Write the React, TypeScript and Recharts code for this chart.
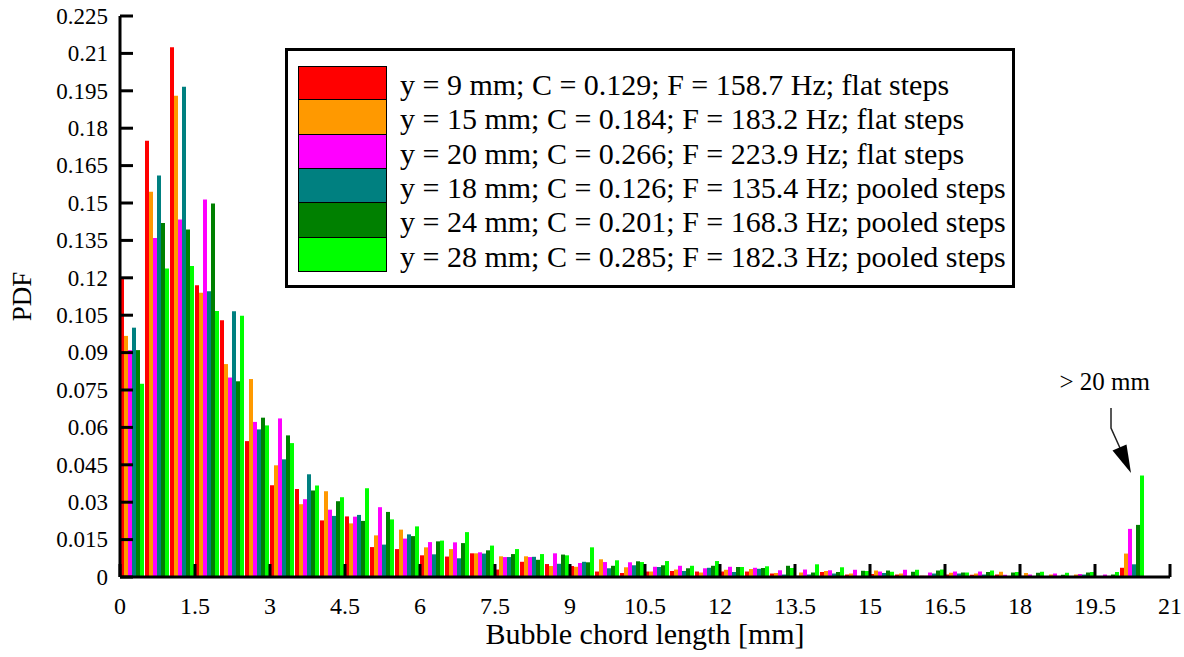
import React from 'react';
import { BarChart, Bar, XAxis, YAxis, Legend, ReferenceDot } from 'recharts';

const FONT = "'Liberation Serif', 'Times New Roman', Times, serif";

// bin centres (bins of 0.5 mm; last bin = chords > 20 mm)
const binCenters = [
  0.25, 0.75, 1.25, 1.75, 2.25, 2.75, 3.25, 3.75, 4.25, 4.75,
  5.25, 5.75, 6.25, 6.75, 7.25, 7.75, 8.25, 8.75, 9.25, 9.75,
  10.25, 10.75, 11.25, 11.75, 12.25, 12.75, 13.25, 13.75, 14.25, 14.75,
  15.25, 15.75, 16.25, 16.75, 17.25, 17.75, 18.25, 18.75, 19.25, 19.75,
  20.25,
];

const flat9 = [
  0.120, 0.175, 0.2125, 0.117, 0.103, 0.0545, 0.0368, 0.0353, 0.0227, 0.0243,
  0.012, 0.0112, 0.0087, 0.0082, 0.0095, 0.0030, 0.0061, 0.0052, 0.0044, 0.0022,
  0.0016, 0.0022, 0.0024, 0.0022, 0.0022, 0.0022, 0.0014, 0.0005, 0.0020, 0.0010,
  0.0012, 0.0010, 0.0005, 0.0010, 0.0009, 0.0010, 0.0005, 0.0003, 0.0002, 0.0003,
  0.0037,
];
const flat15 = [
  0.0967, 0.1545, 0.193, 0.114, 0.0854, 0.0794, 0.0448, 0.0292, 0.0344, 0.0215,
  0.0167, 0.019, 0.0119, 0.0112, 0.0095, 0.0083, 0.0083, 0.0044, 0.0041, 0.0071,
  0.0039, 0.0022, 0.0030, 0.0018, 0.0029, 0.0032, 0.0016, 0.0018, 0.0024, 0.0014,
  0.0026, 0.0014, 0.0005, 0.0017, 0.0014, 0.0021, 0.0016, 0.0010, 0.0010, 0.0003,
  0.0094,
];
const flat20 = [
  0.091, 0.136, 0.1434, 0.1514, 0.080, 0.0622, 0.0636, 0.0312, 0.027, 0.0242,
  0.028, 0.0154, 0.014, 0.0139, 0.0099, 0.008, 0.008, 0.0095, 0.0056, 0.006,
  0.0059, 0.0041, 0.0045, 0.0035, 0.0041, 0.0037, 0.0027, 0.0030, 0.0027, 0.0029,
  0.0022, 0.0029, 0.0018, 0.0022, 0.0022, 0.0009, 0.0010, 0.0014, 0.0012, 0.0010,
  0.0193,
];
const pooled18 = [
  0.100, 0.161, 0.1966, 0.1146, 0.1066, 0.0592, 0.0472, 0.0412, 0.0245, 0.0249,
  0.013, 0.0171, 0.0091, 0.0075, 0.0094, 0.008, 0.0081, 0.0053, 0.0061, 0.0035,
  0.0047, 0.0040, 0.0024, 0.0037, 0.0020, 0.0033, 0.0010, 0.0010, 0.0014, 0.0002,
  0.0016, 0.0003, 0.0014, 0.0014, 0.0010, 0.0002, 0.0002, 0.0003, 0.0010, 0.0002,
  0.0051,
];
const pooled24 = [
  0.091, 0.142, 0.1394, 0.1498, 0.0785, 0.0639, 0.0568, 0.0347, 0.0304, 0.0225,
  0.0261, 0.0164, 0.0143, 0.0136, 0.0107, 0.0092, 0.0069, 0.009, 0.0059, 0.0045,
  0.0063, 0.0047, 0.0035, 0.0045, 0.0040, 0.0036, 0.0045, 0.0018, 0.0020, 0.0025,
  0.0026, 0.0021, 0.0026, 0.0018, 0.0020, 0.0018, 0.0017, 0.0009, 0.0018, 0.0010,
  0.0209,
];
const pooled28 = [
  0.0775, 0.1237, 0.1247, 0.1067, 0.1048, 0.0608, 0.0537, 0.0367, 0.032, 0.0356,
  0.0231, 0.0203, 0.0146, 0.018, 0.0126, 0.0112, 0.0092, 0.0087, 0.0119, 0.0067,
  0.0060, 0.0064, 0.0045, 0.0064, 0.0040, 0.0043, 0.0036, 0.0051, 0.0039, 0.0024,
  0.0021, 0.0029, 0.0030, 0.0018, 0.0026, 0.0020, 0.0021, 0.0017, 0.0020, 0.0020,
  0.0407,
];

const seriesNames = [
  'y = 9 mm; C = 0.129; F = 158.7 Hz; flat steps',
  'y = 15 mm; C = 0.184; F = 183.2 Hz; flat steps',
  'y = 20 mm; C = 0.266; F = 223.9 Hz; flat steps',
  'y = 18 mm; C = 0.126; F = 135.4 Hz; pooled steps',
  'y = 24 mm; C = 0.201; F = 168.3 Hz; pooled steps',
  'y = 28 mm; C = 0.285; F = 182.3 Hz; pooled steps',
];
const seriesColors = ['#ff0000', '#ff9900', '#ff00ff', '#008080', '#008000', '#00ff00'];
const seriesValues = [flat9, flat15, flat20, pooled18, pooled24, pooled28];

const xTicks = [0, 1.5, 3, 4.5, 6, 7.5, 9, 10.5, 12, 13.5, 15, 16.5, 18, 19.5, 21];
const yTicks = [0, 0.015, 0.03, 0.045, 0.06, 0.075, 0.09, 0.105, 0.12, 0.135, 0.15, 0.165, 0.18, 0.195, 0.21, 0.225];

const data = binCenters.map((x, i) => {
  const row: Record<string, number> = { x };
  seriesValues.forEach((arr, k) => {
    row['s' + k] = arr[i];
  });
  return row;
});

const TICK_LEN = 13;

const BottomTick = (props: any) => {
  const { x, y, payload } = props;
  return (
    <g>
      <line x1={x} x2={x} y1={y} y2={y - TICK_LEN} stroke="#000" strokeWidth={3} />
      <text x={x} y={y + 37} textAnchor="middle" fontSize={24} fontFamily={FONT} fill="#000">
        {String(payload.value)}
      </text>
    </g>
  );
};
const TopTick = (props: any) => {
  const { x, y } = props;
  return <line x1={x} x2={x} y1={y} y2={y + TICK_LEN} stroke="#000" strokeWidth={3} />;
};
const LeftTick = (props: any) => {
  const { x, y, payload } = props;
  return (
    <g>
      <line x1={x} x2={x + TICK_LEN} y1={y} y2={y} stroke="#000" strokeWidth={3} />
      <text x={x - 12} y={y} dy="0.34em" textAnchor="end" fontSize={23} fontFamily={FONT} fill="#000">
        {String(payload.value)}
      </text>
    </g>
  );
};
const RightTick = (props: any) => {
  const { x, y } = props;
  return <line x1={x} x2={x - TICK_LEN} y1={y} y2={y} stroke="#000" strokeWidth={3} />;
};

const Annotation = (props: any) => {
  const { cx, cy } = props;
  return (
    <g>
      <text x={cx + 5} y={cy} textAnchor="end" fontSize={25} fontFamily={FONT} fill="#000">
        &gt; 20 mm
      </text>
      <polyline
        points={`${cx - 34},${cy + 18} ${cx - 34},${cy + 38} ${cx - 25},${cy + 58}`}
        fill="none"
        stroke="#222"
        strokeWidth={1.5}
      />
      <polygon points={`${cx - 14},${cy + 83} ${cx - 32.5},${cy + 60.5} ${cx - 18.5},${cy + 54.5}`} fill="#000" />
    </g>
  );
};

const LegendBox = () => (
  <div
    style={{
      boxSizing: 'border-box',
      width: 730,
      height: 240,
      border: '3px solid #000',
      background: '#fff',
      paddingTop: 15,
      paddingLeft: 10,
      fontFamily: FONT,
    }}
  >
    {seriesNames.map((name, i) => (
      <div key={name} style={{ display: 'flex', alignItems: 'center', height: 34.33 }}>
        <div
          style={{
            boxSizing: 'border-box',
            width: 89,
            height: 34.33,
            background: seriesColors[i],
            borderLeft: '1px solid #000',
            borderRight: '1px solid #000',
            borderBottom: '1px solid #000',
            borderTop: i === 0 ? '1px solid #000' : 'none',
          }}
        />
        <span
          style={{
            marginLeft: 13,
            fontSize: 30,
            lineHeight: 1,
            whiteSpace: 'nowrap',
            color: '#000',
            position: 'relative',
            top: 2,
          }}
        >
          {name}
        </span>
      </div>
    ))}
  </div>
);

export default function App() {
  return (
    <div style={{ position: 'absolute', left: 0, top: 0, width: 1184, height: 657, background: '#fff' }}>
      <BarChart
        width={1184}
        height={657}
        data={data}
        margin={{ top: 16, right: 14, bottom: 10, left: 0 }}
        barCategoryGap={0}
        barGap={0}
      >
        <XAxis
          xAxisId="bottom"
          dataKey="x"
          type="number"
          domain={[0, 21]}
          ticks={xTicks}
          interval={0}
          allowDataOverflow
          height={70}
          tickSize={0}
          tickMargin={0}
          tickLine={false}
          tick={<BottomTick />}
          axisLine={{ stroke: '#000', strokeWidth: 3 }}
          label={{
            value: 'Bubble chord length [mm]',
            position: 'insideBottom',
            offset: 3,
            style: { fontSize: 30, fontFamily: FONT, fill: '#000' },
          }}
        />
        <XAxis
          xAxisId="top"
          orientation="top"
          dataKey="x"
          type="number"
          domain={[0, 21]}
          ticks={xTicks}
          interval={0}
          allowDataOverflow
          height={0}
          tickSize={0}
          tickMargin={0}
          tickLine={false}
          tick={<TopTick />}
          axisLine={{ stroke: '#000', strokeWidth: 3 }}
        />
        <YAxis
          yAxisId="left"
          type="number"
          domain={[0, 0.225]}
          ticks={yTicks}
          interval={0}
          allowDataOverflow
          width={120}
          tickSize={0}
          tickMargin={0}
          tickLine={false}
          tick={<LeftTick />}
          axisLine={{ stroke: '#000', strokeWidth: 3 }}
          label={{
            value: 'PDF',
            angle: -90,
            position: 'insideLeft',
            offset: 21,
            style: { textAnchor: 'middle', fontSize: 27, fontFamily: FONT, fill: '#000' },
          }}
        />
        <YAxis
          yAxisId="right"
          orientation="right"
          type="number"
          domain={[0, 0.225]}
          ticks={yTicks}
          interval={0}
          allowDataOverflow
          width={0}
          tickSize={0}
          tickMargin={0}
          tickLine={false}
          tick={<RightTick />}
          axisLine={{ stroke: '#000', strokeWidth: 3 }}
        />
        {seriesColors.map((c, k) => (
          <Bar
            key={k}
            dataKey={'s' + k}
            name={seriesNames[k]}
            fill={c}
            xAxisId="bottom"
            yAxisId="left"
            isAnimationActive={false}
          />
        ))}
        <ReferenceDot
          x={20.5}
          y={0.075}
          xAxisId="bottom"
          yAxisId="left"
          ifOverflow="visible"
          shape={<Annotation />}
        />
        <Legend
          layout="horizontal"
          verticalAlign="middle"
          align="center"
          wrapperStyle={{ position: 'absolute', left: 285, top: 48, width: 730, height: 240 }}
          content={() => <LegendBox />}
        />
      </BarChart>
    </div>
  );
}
━━━━━━━━
Give back exactly the lines from the first line of the data through the line with "Serif', 'Times New", pictures excluded.

Write the React, TypeScript and Recharts code for this chart.
import React from 'react';
import { BarChart, Bar, XAxis, YAxis, Legend, ReferenceDot } from 'recharts';

const FONT = "'Liberation Serif', 'Times New Roman', Times, serif";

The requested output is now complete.